J’en ai parlé avec Silène, qui avait de nombreuses anecdotes, et, à force d’échanger, je me suis rendu compte, comme une évidence, que nous devions l’écrire ensemble !

Silène Edgar : Avec Nadia, cela fait des années que nous travaillons ensemble et voilà qu’un jour, elle m’a proposé qu’on écrive ensemble un projet qu’elle avait en tête ! Une chance ! J’avais déjà travaillé en co-écriture avec Paul Beorn, et en co-création sur des albums ou romans illustrés avec Gilles Freluche et Charline Picard ; je savais donc que j’avais tout à gagner d’un point de vue littéraire à recommencer. Alors avec une amie comme Nadia en plus ? C’était parfait !

Actusf : On y suit Hana qui se retrouve dans le corps de sa prof de français, madame Morvant et inversement ! Qui sont-elles au départ de ce roman ? Comment les présenteriez-vous ?

Silène Edgar : Hana est une fille originale et sympathique, qui reste dans le rang d’un point de vue scolaire contrairement à sa meilleure amie dont elle comprend les débordements, car ça lui parle, mais qu’elle aimerait voir s’assagir un peu pour qu’elles restent ensemble.

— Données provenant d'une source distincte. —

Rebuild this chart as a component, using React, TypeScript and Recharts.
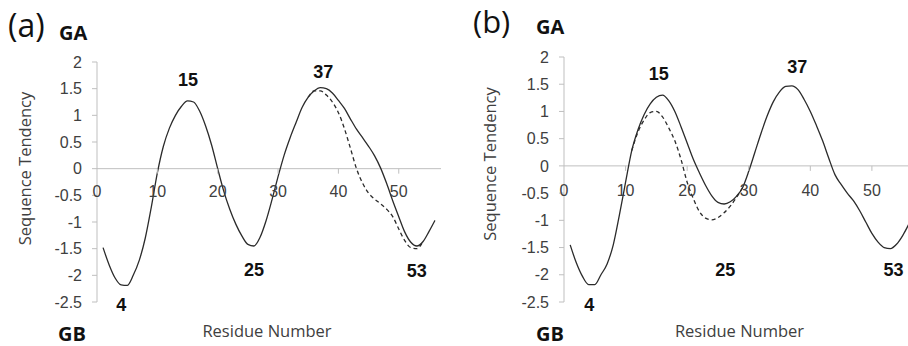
import React from 'react';
import { LineChart, Line, XAxis, YAxis, ReferenceLine, ReferenceDot } from 'recharts';

// residue numbers along the x axis
const residues = [
  1, 2, 3, 4, 5, 6, 7, 8, 9, 10, 11, 12, 13, 14, 15, 16, 17, 18, 19, 20,
  21, 22, 23, 24, 25, 26, 27, 28, 29, 30, 31, 32, 33, 34, 35, 36, 37, 38, 39, 40,
  41, 42, 43, 44, 45, 46, 47, 48, 49, 50, 51, 52, 53, 54, 55, 56,
];

// panel (a): solid curve
const tendencyA = [
  -1.48, -1.8, -2.05, -2.18, -2.19, -2.0, -1.72, -1.3, -0.72, -0.08,
  0.42, 0.76, 1.0, 1.17, 1.27, 1.25, 1.08, 0.8, 0.44, 0.0,
  -0.42, -0.76, -1.04, -1.26, -1.42, -1.45, -1.29, -0.98, -0.58, -0.15,
  0.25, 0.58, 0.87, 1.15, 1.34, 1.46, 1.52, 1.5, 1.42, 1.28,
  1.13, 0.93, 0.74, 0.58, 0.42, 0.24, 0.01, -0.28, -0.6, -0.9,
  -1.19, -1.38, -1.45, -1.37, -1.18, -0.97,
];
// panel (a): dashed curve, from residue 35 to 54
const variantAStart = 35;
const variantA = [
  1.34, 1.46, 1.46, 1.38, 1.25, 1.05, 0.75, 0.38, 0.0, -0.27,
  -0.46, -0.57, -0.66, -0.76, -0.9, -1.13, -1.35, -1.48, -1.5, -1.37,
];

// panel (b): solid curve
const tendencyB = [
  -1.45, -1.78, -2.03, -2.18, -2.18, -2.0, -1.8, -1.45, -0.9, -0.3,
  0.28, 0.66, 0.94, 1.14, 1.26, 1.3, 1.2, 1.0, 0.72, 0.42,
  0.12, -0.13, -0.36, -0.55, -0.67, -0.7, -0.66, -0.56, -0.4, -0.1,
  0.25, 0.6, 0.92, 1.18, 1.36, 1.46, 1.47, 1.4, 1.22, 1.0,
  0.74, 0.46, 0.14, -0.16, -0.34, -0.5, -0.64, -0.82, -1.03, -1.24,
  -1.4, -1.5, -1.52, -1.44, -1.28, -1.07,
];
// panel (b): dashed curve, from residue 11 to 29
const variantBStart = 11;
const variantB = [
  0.28, 0.62, 0.84, 0.98, 1.0, 0.9, 0.7, 0.46, 0.12, -0.3,
  -0.6, -0.84, -0.96, -0.99, -0.95, -0.86, -0.74, -0.58, -0.4,
];

const xTicks = [0, 10, 20, 30, 40, 50];
const yTicks = [-2.5, -2, -1.5, -1, -0.5, 0, 0.5, 1, 1.5, 2];

// bold residue annotations
const peakLabels = ['4', '15', '25', '37', '53'];
const peakResidueA = [4, 15.1, 26, 37.5, 53];
const peakValueA = [-2.56, 1.67, -1.9, 1.82, -1.92];
const peakResidueB = [4.1, 15.4, 26.2, 37.9, 53.5];
const peakValueB = [-2.56, 1.68, -1.91, 1.81, -1.92];

const buildRows = (solid: number[], dashed: number[], dashedStart: number) =>
  residues.map((r, i) => {
    const j = r - dashedStart;
    return {
      residue: r,
      solid: solid[i],
      dashed: j >= 0 && j < dashed.length ? dashed[j] : null,
    };
  });

const dataA = buildRows(tendencyA, variantA, variantAStart);
const dataB = buildRows(tendencyB, variantB, variantBStart);

const AXIS_GRAY = '#bfbfbf';
const TEXT_GRAY = '#404040';
const LINE = '#2b2b2b';

interface PanelProps {
  data: { residue: number; solid: number; dashed: number | null }[];
  left: number;
  width: number;
  margin: { top: number; right: number; bottom: number; left: number };
  tickLabelOffset: number;
  peakResidue: number[];
  peakValue: number[];
}

function Panel({ data, left, width, margin, tickLabelOffset, peakResidue, peakValue }: PanelProps) {
  return (
    <div style={{ position: 'absolute', left, top: 0 }}>
      <LineChart width={width} height={346} data={data} margin={margin}>
        <XAxis dataKey="residue" type="number" domain={[0, 57]} hide />
        <YAxis
          type="number"
          domain={[-2.5, 2]}
          ticks={yTicks}
          interval={0}
          width={60}
          axisLine={{ stroke: AXIS_GRAY }}
          tickLine={{ stroke: AXIS_GRAY }}
          tickSize={5}
          tickMargin={10}
          tick={{ fontSize: 16, fill: TEXT_GRAY, fontFamily: 'Liberation Sans, Arial, sans-serif' }}
        />
        <ReferenceLine y={0} stroke={AXIS_GRAY} strokeWidth={1} />
        {xTicks.map((t) => (
          <ReferenceDot
            key={`xt-${t}`}
            x={t}
            y={0}
            ifOverflow="visible"
            shape={(p: any) => (
              <g>
                {t > 0 && <line x1={p.cx} y1={p.cy} x2={p.cx} y2={p.cy + 5} stroke={AXIS_GRAY} />}
                <text
                  x={p.cx}
                  y={p.cy + tickLabelOffset}
                  textAnchor="middle"
                  fontSize={16}
                  fill={TEXT_GRAY}
                  fontFamily="Liberation Sans, Arial, sans-serif"
                >
                  {t}
                </text>
              </g>
            )}
          />
        ))}
        <Line
          type="monotone"
          dataKey="solid"
          stroke={LINE}
          strokeWidth={1.3}
          dot={false}
          isAnimationActive={false}
        />
        <Line
          type="monotone"
          dataKey="dashed"
          stroke={LINE}
          strokeWidth={1.3}
          strokeDasharray="4 3"
          dot={false}
          connectNulls={false}
          isAnimationActive={false}
        />
        {peakLabels.map((lab, i) => (
          <ReferenceDot
            key={`pk-${lab}`}
            x={peakResidue[i]}
            y={peakValue[i]}
            ifOverflow="visible"
            shape={(p: any) => (
              <text
                x={p.cx}
                y={p.cy}
                textAnchor="middle"
                dominantBaseline="central"
                fontSize={18}
                fontWeight={700}
                fill="#111"
                fontFamily="Liberation Sans, Arial, sans-serif"
              >
                {lab}
              </text>
            )}
          />
        ))}
      </LineChart>
    </div>
  );
}

export default function App() {
  const sans = "'Open Sans', sans-serif";
  return (
    <div
      style={{
        position: 'absolute',
        left: 0,
        top: 0,
        width: 908,
        height: 346,
        overflow: 'hidden',
        background: '#fff',
      }}
    >
      <Panel
        data={dataA}
        left={0}
        width={454}
        margin={{ top: 62, right: 13, bottom: 44, left: 37 }}
        tickLabelOffset={28.5}
        peakResidue={peakResidueA}
        peakValue={peakValueA}
      />
      <Panel
        data={dataB}
        left={454}
        width={466}
        margin={{ top: 57, right: 5, bottom: 44, left: 50 }}
        tickLabelOffset={30}
        peakResidue={peakResidueB}
        peakValue={peakValueB}
      />
      <svg
        width={908}
        height={346}
        style={{ position: 'absolute', left: 0, top: 0, pointerEvents: 'none' }}
      >
        <text x={8} y={37} fontSize={32} fill="#111" fontFamily={sans}>(a)</text>
        <text x={59} y={39.5} fontSize={20} fontWeight={700} fill="#111" fontFamily={sans}>GA</text>
        <text x={58} y={340.5} fontSize={20} fontWeight={700} fill="#111" fontFamily={sans}>GB</text>
        <text x={267} y={336.5} fontSize={16.5} textAnchor="middle" fill={TEXT_GRAY} fontFamily={sans}>
          Residue Number
        </text>
        <text
          transform="translate(24,168.5) rotate(-90)"
          fontSize={16.5}
          textAnchor="middle"
          dominantBaseline="central"
          fill={TEXT_GRAY}
          fontFamily={sans}
        >
          Sequence Tendency
        </text>

        <text x={473} y={33} fontSize={31} fill="#111" fontFamily={sans}>(b)</text>
        <text x={536} y={33.5} fontSize={20} fontWeight={700} fill="#111" fontFamily={sans}>GA</text>
        <text x={536} y={340.5} fontSize={20} fontWeight={700} fill="#111" fontFamily={sans}>GB</text>
        <text x={739.5} y={336.5} fontSize={16.5} textAnchor="middle" fill={TEXT_GRAY} fontFamily={sans}>
          Residue Number
        </text>
        <text
          transform="translate(489.5,164) rotate(-90)"
          fontSize={16.5}
          textAnchor="middle"
          dominantBaseline="central"
          fill={TEXT_GRAY}
          fontFamily={sans}
        >
          Sequence Tendency
        </text>
      </svg>
    </div>
  );
}
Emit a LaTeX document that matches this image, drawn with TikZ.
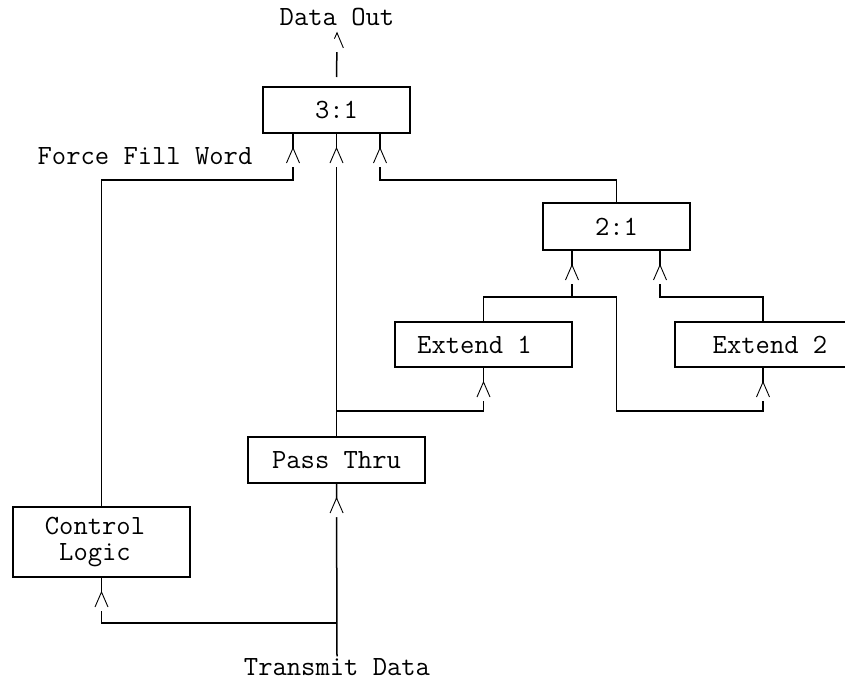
\documentclass[tikz,border=0pt]{standalone}
\usepackage{fontspec}
\usepackage{tikz}
\usetikzlibrary{calc,decorations.markings}

\tikzset{
  box/.style={draw, line width=0.7pt, inner sep=0pt, outer sep=0pt,
    minimum width=88.5pt, minimum height=23pt, align=center},
  lbl/.style={inner sep=0pt, outer sep=0pt},
  wire/.style={line width=0.75pt},
  caret/.style={wire, postaction={decorate, decoration={markings,
    mark=at position -#1 with {
      \fill[white] (-19,-2) rectangle (-0.8,2);
      \draw[line width=0.45pt] (-15,-6.5) -- (0,0) -- (-15,6.5);
    }}}},
  caret/.default=7.5pt
}

\begin{document}
\begin{tikzpicture}[x=0.5pt,y=-0.5pt,font=\ttfamily\fontsize{13.9}{11.5}\selectfont]
    \useasboundingbox (0,0) rectangle (845,685);
    \def\blocks{
      \node[box, minimum width=73.5pt] (mux3) at (336.5,110) {3:1};
      \node[box, minimum width=73.5pt, minimum height=23.5pt] (mux2) at (616.5,226.5) {2:1};
      \node[box, minimum height=22.5pt, label={[xshift=-4.5pt]center:Extend 1}] (ext1) at (483.5,344.5) {};
      \node[box, minimum width=95pt, minimum height=22.5pt] (ext2) at (770,344.5) {Extend 2};
      \node[box] (pass) at (336.5,460) {Pass Thru};
      \node[box, minimum height=35pt, label={[xshift=-3.25pt, align=center,
        font=\ttfamily\fontsize{13.9}{12.6}\selectfont]center:Control\\Logic}] (ctl) at (101.5,542) {};
    }
    \def\labels{
      \node[lbl, outer ysep=3.5pt] (out) at (337,17) {Data Out};
      \node[lbl] (force) at (145,156) {Force Fill Word};
      \node[lbl, outer ysep=1pt] (in) at (337,667) {Transmit Data};
    }
    \def\wires{
      % output of 3:1
      \draw[caret=0.01pt, shorten <=5pt] (mux3.north) -- (out.south);
      % inputs of 3:1
      \draw[caret] (ctl.north) |- ($(mux3.south)+(-43.5,47)$) -- ($(mux3.south)+(-43.5,0)$);
      \draw[caret] (pass.north) -- (mux3.south);
      \draw[caret] (mux2.north) |- ($(mux3.south)+(43.5,47)$) -- ($(mux3.south)+(43.5,0)$);
      % inputs of 2:1
      \draw[caret] (ext1.north) |- ($(mux2.south)+(-44.5,47)$) -- ($(mux2.south)+(-44.5,0)$);
      \draw[caret] ($(ext2.north)+(-7,0)$) |- ($(mux2.south)+(43.5,47)$) -- ($(mux2.south)+(43.5,0)$);
      % feeds of the extend blocks
      \draw[caret] ($(pass.north)+(0,-26)$) -| (ext1.south);
      \draw[caret] (ext1.north) |- ($(mux2.south)+(0,47)$) -- ($(mux2.south)+(0,161)$) -| ($(ext2.south)+(-7,0)$);
      % transmit data
      \draw[caret] (in.north) -- (pass.south);
      \draw[caret] ($(pass.south)+(0,140)$) -| (ctl.south);
    }
    \blocks
    \labels
    \wires
\end{tikzpicture}
\end{document}
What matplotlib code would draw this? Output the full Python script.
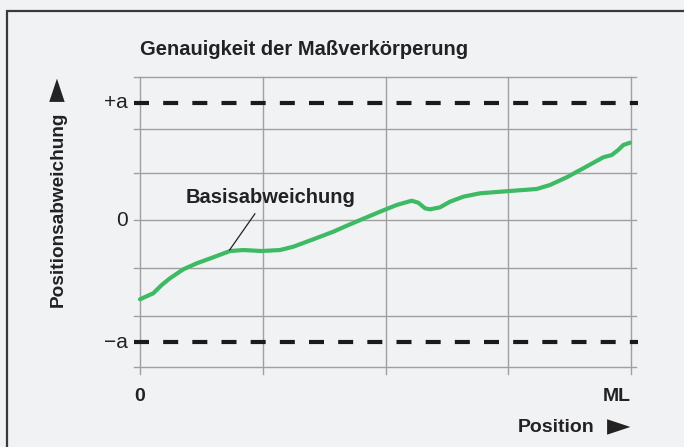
import matplotlib.pyplot as plt
from matplotlib.patches import Rectangle

# Basisabweichung curve (x: 0..4 = 0..ML, y: grid units)
pos_x = [0.0, 0.108, 0.177, 0.244, 0.353, 0.462, 0.597, 0.733, 0.842, 0.991,
         1.141, 1.249, 1.412, 1.575, 1.711, 1.955, 2.091, 2.213, 2.267, 2.322,
         2.363, 2.444, 2.525, 2.634, 2.770, 3.014, 3.232, 3.340, 3.476, 3.611,
         3.774, 3.843, 3.896, 3.937, 3.992]
dev_y = [-1.669, -1.543, -1.368, -1.227, -1.038, -0.912, -0.785, -0.653, -0.632, -0.653,
         -0.632, -0.562, -0.406, -0.246, -0.091, 0.175, 0.316, 0.406, 0.364, 0.246,
         0.225, 0.267, 0.385, 0.491, 0.562, 0.611, 0.653, 0.737, 0.899, 1.088,
         1.320, 1.368, 1.474, 1.579, 1.627]

x_grid = [0, 1, 2, 3, 4]
y_grid = [3.02, 1.92, 0.98, 0.0, -1.02, -2.02, -3.10]
plus_a = 2.47
minus_a = -2.57
y_labels = [(plus_a, '+a'), (0.0, '0'), (minus_a, '\u2212a')]
x_labels = [(0, '0'), (4, 'ML')]

BG = '#f1f2f4'
GRID = '#a0a0a0'
GREEN = '#3fba64'
TXT = '#222222'
plt.rcParams['font.family'] = ['Liberation Sans', 'DejaVu Sans']

fig = plt.figure(figsize=(6.84, 4.47), dpi=100, facecolor=BG)
ax = fig.add_axes([0, 0, 1, 1])
ax.set_facecolor(BG)
ax.axis('off')
# 140 px -> x=0, 631 px -> x=4 ; 220 px -> y=0, 47.5 px per unit
ax.set_xlim(-140 / 122.75, (684 - 140) / 122.75)
ax.set_ylim((220 - 447) / 47.5, 220 / 47.5)

# frame around the figure (top and left edges visible)
fig.patches.append(Rectangle((7 / 684, -0.2), 1.5, 1.2 - 11 / 447, transform=fig.transFigure,
                             fill=False, edgecolor='#3a3a3a', lw=1.6))

x0, x1 = x_grid[0], x_grid[-1]
ext = 0.05
for y in y_grid:
    ax.plot([x0 - ext, x1 + 0.04], [y, y], color=GRID, lw=1.0, zorder=1)
for x in x_grid:
    ax.plot([x, x], [y_grid[-1] - 0.15, y_grid[0]], color=GRID, lw=1.0, zorder=1)

for y in (plus_a, minus_a):
    ax.plot([x0 - ext, x1 + 0.06], [y, y], color='#1a1a1a', lw=3.0,
            dashes=(3.6, 3.4), zorder=2)

ax.plot(pos_x, dev_y, color=GREEN, lw=3.0, solid_capstyle='round',
        solid_joinstyle='round', zorder=3)

for y, t in y_labels:
    ax.text(x0 - 0.1, y, t, ha='right', va='center', fontsize=15, color=TXT)
for x, t in x_labels:
    ax.text(x, -3.72, t, ha='center' if x == 0 else 'right', va='center',
            fontsize=14, fontweight='bold', color=TXT)

ax.text(x0, 3.6, 'Genauigkeit der Maßverkörperung', ha='left', va='center',
        fontsize=14.5, fontweight='bold', color=TXT)
ax.text(1.06, 0.48, 'Basisabweichung', ha='center', va='center',
        fontsize=14.5, fontweight='bold', color=TXT)
ax.plot([0.936, 0.73], [0.13, -0.63], color=TXT, lw=0.9, zorder=4)

# axis titles with their arrow heads
ax.text(3.70, -4.36, 'Position', ha='right', va='center',
        fontsize=14, fontweight='bold', color=TXT)
ax.text(3.995, -4.36, '\u25ba', ha='right', va='center', fontsize=22,
        family='DejaVu Sans', color=TXT)
ax.text(-0.67, 0.22, 'Positionsabweichung', ha='center', va='center',
        rotation=90, fontsize=13.7, fontweight='bold', color=TXT)
ax.text(-0.67, 2.76, '\u25ba', ha='center', va='center', rotation=90,
        fontsize=22, family='DejaVu Sans', color=TXT)

fig.savefig('out.png', dpi=100, facecolor=BG)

Nadia Coste : Muriel Morvant est prof contractuelle depuis cinq ans, après une reconversion professionnelle. Elle doute beaucoup alors elle se donne une image très stricte pour se faire respecter des élèves. Et comme elle change d’établissement chaque année, elle se lie peu à ses collègues. Elle est assez seule et a envie de se poser enfin pour prendre ses marques dans cette nouvelle vie…

Actusf : Est-ce que c'est difficile d'écrire un personnage qui est dans un autre corps que le sien, avec d'autres enjeux (par rapport à un personnage qui ne quitterait pas son corps) ?

Silène Edgar : Ça ne m’a pas semblé difficile, mais plutôt extrêmement drôle et narrativement génial car cela donne lieu à des situations cocasses. On a pu interroger le rapport au corps : la jeune fille dans un corps de femme plus mûre / la femme confrontée de nouveau aux soucis de l’adolescence, c’était très chouette !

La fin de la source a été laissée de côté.